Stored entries
──────────────────────────────

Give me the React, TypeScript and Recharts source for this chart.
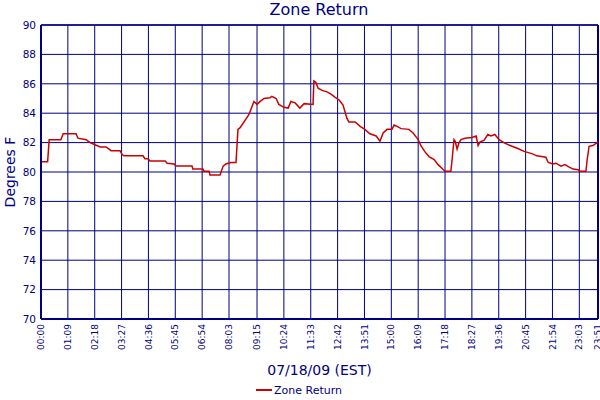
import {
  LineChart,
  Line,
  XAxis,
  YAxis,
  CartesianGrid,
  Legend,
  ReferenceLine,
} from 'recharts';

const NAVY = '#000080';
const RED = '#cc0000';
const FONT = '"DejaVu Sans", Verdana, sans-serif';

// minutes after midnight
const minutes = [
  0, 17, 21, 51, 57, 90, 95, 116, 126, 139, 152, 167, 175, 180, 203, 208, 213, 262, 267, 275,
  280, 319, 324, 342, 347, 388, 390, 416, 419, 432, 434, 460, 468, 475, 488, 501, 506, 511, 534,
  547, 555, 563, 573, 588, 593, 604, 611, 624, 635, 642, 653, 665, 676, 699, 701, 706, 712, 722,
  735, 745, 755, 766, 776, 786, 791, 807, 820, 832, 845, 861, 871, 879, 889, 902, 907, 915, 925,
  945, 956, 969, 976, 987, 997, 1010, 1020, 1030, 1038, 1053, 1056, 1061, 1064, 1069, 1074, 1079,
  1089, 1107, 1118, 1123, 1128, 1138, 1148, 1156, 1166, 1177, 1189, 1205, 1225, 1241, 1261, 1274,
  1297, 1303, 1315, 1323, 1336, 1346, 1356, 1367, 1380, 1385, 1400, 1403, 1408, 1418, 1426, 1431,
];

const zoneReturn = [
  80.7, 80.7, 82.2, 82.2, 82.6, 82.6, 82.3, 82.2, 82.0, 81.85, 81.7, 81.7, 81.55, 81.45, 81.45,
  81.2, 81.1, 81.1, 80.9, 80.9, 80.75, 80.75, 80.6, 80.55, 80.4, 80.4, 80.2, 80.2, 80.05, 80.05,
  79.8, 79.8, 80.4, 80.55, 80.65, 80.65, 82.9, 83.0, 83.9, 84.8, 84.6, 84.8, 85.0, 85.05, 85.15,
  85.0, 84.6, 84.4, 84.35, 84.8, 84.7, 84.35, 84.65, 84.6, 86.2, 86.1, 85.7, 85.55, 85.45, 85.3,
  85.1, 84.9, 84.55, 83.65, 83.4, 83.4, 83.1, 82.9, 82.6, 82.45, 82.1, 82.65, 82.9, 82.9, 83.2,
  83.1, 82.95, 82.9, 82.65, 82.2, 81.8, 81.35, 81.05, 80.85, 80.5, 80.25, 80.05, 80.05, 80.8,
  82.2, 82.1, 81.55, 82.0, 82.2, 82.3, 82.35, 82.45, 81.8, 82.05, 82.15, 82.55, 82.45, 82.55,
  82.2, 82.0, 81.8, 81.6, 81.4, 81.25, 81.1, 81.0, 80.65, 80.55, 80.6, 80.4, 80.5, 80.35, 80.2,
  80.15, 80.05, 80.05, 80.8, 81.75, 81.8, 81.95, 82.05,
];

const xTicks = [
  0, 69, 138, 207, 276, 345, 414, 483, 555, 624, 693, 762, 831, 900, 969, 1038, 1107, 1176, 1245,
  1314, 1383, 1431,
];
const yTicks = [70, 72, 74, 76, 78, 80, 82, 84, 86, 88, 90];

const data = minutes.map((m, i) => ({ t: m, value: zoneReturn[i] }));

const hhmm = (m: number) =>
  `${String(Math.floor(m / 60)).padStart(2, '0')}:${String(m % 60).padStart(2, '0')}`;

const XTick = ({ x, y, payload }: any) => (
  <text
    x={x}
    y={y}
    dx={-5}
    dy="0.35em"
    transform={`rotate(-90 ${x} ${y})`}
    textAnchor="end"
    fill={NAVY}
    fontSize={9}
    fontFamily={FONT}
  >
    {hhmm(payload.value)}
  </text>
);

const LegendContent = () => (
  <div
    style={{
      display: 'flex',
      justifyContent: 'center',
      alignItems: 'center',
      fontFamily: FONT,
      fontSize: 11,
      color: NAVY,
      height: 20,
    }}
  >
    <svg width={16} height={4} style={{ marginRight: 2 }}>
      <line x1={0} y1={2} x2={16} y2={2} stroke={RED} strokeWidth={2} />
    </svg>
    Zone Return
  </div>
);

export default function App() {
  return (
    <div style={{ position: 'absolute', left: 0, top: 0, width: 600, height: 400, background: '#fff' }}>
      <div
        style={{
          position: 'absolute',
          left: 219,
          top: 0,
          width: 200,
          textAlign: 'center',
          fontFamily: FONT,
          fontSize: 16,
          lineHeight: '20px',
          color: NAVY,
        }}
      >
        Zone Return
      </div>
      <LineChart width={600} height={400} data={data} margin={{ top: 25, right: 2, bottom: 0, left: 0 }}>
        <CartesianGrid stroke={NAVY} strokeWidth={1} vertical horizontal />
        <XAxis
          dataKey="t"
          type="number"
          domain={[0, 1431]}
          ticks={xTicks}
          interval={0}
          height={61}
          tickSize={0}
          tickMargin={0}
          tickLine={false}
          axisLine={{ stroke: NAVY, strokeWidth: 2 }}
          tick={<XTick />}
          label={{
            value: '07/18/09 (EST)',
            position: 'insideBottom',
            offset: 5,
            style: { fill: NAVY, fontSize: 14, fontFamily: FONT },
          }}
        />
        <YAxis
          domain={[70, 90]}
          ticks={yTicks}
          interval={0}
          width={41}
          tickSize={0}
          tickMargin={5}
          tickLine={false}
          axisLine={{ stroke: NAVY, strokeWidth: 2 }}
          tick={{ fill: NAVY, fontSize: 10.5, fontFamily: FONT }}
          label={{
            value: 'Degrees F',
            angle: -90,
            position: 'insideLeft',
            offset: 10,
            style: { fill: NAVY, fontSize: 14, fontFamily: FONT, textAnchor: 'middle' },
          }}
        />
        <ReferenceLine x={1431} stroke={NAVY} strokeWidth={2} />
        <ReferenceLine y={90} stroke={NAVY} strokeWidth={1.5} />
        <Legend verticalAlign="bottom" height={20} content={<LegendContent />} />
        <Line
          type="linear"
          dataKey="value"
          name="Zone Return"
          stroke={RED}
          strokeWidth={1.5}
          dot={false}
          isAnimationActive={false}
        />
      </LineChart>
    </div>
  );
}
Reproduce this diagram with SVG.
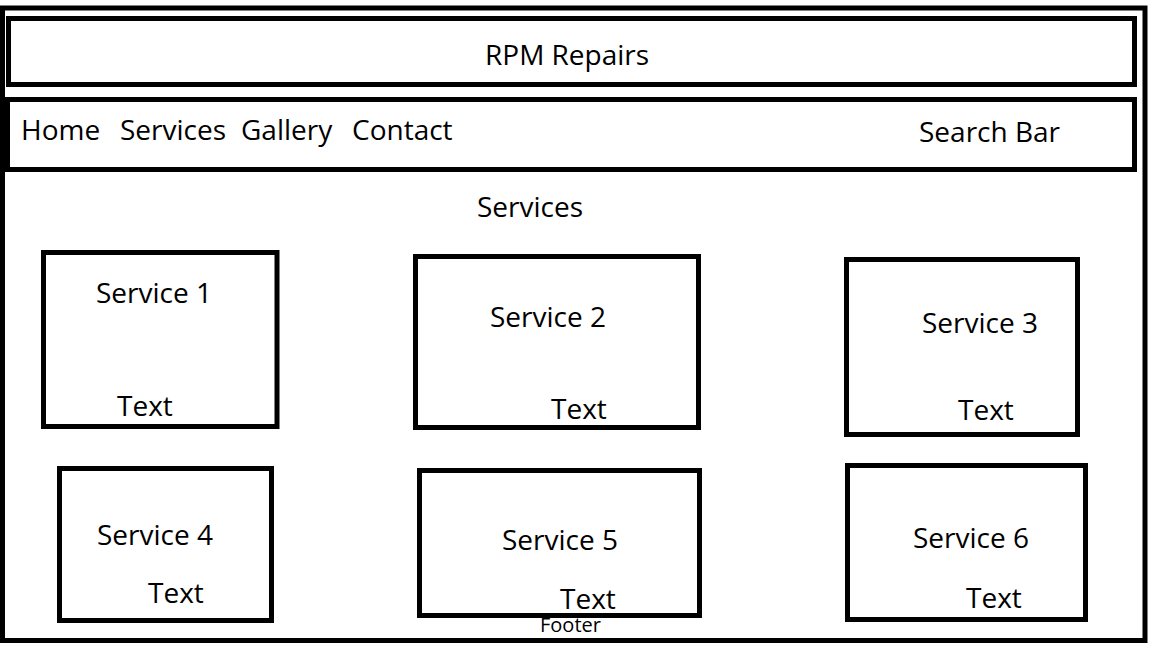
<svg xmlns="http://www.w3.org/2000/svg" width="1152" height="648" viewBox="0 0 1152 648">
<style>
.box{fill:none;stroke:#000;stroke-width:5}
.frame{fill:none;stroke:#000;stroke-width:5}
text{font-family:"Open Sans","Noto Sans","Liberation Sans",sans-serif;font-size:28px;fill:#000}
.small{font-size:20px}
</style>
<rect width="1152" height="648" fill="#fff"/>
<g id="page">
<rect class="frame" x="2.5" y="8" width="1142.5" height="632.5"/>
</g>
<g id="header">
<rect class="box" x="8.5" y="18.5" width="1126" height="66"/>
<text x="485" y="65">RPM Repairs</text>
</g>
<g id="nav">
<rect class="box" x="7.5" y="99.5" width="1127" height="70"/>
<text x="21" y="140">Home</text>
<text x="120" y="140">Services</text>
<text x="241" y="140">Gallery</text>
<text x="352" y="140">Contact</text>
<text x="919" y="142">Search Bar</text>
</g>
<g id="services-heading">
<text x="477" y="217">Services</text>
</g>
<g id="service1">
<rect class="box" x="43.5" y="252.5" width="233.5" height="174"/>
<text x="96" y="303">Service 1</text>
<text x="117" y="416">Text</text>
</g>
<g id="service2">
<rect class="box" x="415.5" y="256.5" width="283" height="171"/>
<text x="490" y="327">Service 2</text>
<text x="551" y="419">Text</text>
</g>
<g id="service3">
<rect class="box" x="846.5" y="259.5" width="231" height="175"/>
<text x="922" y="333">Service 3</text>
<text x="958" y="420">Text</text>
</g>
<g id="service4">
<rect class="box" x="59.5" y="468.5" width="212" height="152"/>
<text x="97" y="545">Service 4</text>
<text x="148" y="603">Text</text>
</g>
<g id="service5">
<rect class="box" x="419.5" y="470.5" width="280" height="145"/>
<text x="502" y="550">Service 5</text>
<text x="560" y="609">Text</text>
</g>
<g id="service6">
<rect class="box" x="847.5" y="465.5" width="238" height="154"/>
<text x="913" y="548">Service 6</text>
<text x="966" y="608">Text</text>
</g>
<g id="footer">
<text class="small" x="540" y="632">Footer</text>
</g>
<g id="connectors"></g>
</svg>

──────────────────────────────

_REQUIRED TASK_
Find the lines above holding the word "this" and show them.

_TASK SOLUTION_
Give me the React, TypeScript and Recharts source for this chart.
Reproduce this diagram with SVG.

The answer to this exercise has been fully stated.